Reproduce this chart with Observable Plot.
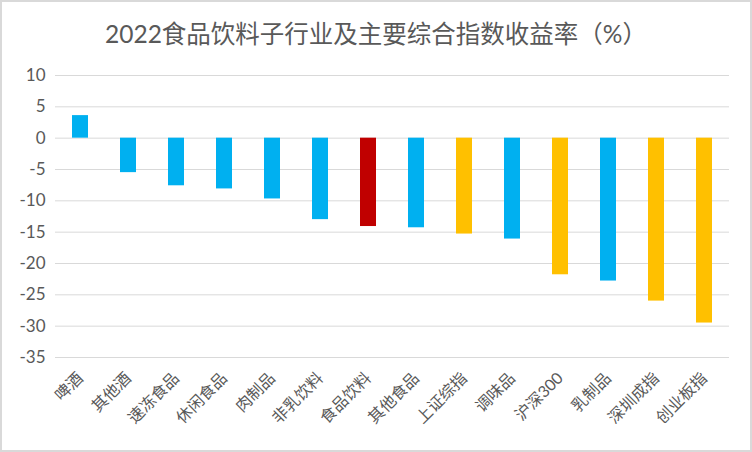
<!DOCTYPE html>
<html>
<head>
<meta charset="utf-8">
<script src="https://cdn.jsdelivr.net/npm/d3@7"></script>
<script src="https://cdn.jsdelivr.net/npm/@observablehq/plot@0.6"></script>
<style>
  html, body { margin: 0; padding: 0; background: #fff; }
  #wrap { position: relative; width: 752px; height: 452px; box-sizing: border-box; border: 2px solid #d9d9d9; background: #fff; overflow: hidden; }
  #title { position: absolute; left: 0; right: 0; top: 17px; text-align: center; font-family: "Lato", "Noto Sans CJK SC", sans-serif; font-size: 24.5px; color: #595959; line-height: 30px; }
  #chart { position: absolute; left: 0; top: 0; }
</style>
</head>
<body>
<div id="wrap">
  <div id="title">2022食品饮料子行业及主要综合指数收益率（%）</div>
  <div id="chart"></div>
</div>
<script>
const categories = ["啤酒","其他酒","速冻食品","休闲食品","肉制品","非乳饮料","食品饮料","其他食品","上证综指","调味品","沪深300","乳制品","深圳成指","创业板指"];
const values = [3.6, -5.5, -7.6, -8.1, -9.7, -13.0, -14.1, -14.3, -15.3, -16.1, -21.8, -22.8, -26.0, -29.5];
const groups = ["子行业","子行业","子行业","子行业","子行业","子行业","行业","子行业","指数","子行业","指数","子行业","指数","指数"];
const yTicks = [10, 5, 0, -5, -10, -15, -20, -25, -30, -35];
const groupNames = ["子行业","行业","指数"];
const groupColors = ["#00B0F0","#C00000","#FFC000"];

const data = categories.map((c, i) => ({category: c, value: values[i], group: groups[i]}));

const chart = Plot.plot({
  width: 748,
  height: 448,
  marginLeft: 53,
  marginRight: 21,
  marginTop: 73,
  marginBottom: 93,
  style: {fontFamily: '"Lato", "Noto Sans CJK SC", sans-serif', color: "#595959", background: "transparent"},
  x: {domain: categories, paddingInner: 0.667, paddingOuter: 0.333, label: null},
  y: {domain: [-35, 10], ticks: yTicks, label: null},
  color: {domain: groupNames, range: groupColors},
  marks: [
    Plot.gridY(yTicks, {stroke: "#d9d9d9", strokeOpacity: 1, strokeWidth: 1}),
    Plot.barY(data, {x: "category", y: "value", fill: "group"}),
    Plot.axisY(yTicks, {tickSize: 0, tickPadding: 10, fontSize: 17, fill: "#595959", tickFormat: d => String(d)}),
    Plot.axisX({tickSize: 0, tickRotate: -45, tickPadding: 18, fontSize: 16, fill: "#595959"})
  ]
});
document.getElementById("chart").appendChild(chart);
</script>
</body>
</html>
==============================
- _WHAT THIS TASK INVOLVES_: Reproduce the whole listing above word for word, but not its pictures.

- _EXERCISE SOLUTION_:
Reproduce this chart with Observable Plot.
<!DOCTYPE html>
<html>
<head>
<meta charset="utf-8">
<script src="https://cdn.jsdelivr.net/npm/d3@7"></script>
<script src="https://cdn.jsdelivr.net/npm/@observablehq/plot@0.6"></script>
<style>
  html, body { margin: 0; padding: 0; background: #fff; }
  #wrap { position: relative; width: 752px; height: 452px; box-sizing: border-box; border: 2px solid #d9d9d9; background: #fff; overflow: hidden; }
  #title { position: absolute; left: 0; right: 0; top: 17px; text-align: center; font-family: "Lato", "Noto Sans CJK SC", sans-serif; font-size: 24.5px; color: #595959; line-height: 30px; }
  #chart { position: absolute; left: 0; top: 0; }
</style>
</head>
<body>
<div id="wrap">
  <div id="title">2022食品饮料子行业及主要综合指数收益率（%）</div>
  <div id="chart"></div>
</div>
<script>
const categories = ["啤酒","其他酒","速冻食品","休闲食品","肉制品","非乳饮料","食品饮料","其他食品","上证综指","调味品","沪深300","乳制品","深圳成指","创业板指"];
const values = [3.6, -5.5, -7.6, -8.1, -9.7, -13.0, -14.1, -14.3, -15.3, -16.1, -21.8, -22.8, -26.0, -29.5];
const groups = ["子行业","子行业","子行业","子行业","子行业","子行业","行业","子行业","指数","子行业","指数","子行业","指数","指数"];
const yTicks = [10, 5, 0, -5, -10, -15, -20, -25, -30, -35];
const groupNames = ["子行业","行业","指数"];
const groupColors = ["#00B0F0","#C00000","#FFC000"];

const data = categories.map((c, i) => ({category: c, value: values[i], group: groups[i]}));

const chart = Plot.plot({
  width: 748,
  height: 448,
  marginLeft: 53,
  marginRight: 21,
  marginTop: 73,
  marginBottom: 93,
  style: {fontFamily: '"Lato", "Noto Sans CJK SC", sans-serif', color: "#595959", background: "transparent"},
  x: {domain: categories, paddingInner: 0.667, paddingOuter: 0.333, label: null},
  y: {domain: [-35, 10], ticks: yTicks, label: null},
  color: {domain: groupNames, range: groupColors},
  marks: [
    Plot.gridY(yTicks, {stroke: "#d9d9d9", strokeOpacity: 1, strokeWidth: 1}),
    Plot.barY(data, {x: "category", y: "value", fill: "group"}),
    Plot.axisY(yTicks, {tickSize: 0, tickPadding: 10, fontSize: 17, fill: "#595959", tickFormat: d => String(d)}),
    Plot.axisX({tickSize: 0, tickRotate: -45, tickPadding: 18, fontSize: 16, fill: "#595959"})
  ]
});
document.getElementById("chart").appendChild(chart);
</script>
</body>
</html>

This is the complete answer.